The Queen of Sheba

Axum, Ethiopia

January 8, 2013

 King Solomon has heard of the Queen of Sheba and her great kingdom and she in turn has heard of him. So she travels to his court along with a large retinue carrying gifts of frankincense, myrrh and gold. The Queen tests Solomon’s wisdom, asking him many questions and giving him riddles to solve which he answers to her satisfaction. The Queen stays with King Solomon as a guest but warns the King not to touch her, so the story goes. He agrees on one condition. That in exchange she should not take anything of his. But there is a trick involved. In the middle of the night the Queen is thirsty and drinks a glass of water thus breaking the agreement. The King now claims her and they spend the night together. On returning home the Queen gives birth to her son Menelik and brings him up on her own. As a grownup, Menelik desires to know his father and travels to Israel to meet King Solomon. On his return, he brings with him the Ark of the Covenant, the sacred container that contained the Ten Commandments. Such are the myths and legends that surround the city of Axum.

Situated in the northeast of modern day Ethiopia, Axum sits on a high plateau next to the Red Sea. The ragged, scruffy edges of present day Axum belie the ancient civilization whose roots date back to 100 BC when this city was wealthy from trades in ivory, exotic animal skins, and gold.

The sprawling structure a couple of kilometers to the west of town amid some empty fields is labeled by the locals and more vociferously by the tourism board as the Queen of Sheba’s palace. The fact that that would put it at roughly 950 BC while the structure itself can only date from sixth or seventh century AD is usually brushed off as a pesky detail by locals and guides alike. I walked past some fields studded with upright stones like a mini Stonehenge, past the long line of a camel caravan, across a scruffy field toward the extensive building that was likely the house of a noble or a rich merchant. I wandered among the ruins watched by a mangy dog and a pair of goats. There were no other visitors.

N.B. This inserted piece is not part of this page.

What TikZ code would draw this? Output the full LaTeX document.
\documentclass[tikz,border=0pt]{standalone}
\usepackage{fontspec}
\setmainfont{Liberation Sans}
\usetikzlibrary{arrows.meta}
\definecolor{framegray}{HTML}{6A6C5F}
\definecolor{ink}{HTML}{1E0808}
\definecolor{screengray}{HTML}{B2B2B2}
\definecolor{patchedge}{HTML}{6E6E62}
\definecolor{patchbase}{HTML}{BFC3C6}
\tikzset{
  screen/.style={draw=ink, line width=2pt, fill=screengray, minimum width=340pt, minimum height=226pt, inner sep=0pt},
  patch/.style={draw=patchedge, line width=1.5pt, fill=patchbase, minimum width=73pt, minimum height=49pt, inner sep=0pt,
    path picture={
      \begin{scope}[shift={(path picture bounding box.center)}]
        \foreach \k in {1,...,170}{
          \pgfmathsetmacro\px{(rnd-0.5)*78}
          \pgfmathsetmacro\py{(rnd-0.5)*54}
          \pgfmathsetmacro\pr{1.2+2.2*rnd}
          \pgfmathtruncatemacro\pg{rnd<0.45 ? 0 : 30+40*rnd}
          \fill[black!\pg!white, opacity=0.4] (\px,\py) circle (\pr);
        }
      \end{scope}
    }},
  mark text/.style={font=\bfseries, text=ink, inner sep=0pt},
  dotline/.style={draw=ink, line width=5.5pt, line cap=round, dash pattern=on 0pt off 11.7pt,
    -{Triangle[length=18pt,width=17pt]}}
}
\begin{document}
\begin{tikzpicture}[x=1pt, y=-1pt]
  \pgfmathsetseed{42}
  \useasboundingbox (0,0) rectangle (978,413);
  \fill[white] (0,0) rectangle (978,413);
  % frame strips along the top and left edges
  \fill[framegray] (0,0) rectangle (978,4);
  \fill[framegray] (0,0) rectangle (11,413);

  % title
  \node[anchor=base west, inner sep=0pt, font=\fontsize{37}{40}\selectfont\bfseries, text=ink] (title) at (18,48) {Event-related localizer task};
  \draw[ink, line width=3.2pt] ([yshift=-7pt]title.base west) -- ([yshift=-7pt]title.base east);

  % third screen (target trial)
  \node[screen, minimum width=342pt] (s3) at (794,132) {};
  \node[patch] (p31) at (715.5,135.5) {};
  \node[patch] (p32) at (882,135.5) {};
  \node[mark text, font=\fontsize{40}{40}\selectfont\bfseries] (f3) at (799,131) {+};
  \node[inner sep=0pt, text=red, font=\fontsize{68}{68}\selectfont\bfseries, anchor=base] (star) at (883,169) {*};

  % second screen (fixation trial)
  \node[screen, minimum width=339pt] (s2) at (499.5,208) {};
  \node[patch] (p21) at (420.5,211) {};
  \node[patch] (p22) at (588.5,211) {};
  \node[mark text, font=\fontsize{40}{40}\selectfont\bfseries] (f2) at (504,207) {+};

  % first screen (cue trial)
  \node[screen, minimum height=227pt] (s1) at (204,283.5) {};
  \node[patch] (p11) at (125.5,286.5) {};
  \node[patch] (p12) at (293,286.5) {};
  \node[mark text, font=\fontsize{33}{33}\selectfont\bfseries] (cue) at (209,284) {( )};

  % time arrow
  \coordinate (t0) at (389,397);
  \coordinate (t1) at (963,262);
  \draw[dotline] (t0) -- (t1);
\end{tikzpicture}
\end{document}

Then rectangular complex stretches some forty meters on each side, guarded by stone walls half a meter thick. The imposing front room has an open three-sided stone staircase leading up to a flagstone floor. The flagstones seem to be set in a definite pattern with two slightly raised platforms – one a square and the other a circle. What were they for? And why the different shapes? No guidebook seems to have an answer. An empty niche in the center of the back wall seems appropriate for a throne or a seat of importance. The complex has numerous rooms, mostly leading from one to another but occasionally dead-ending. The roofs have long disappeared making it easy to see the general plan from a platform built to view the structure.

There are some stairs that lead to nowhere indicating a second storey that no longer exists. There are raised circular well-like structures that may have been storage bins or perhaps for waste. One large room set at one corner of the complex still boasts a huge brick oven with small enclosures on either side of it forming storehouses. More than one room has the same odd structure in it – a large flagstone set in the floor, shaped like a rectangle with arms. What is it? What is its purpose? Intriguing as the complex is, far more intriguing is the fact that only two percent of these ruins have been excavated so far. Imagine all that yet to be uncovered. What tales might they tell?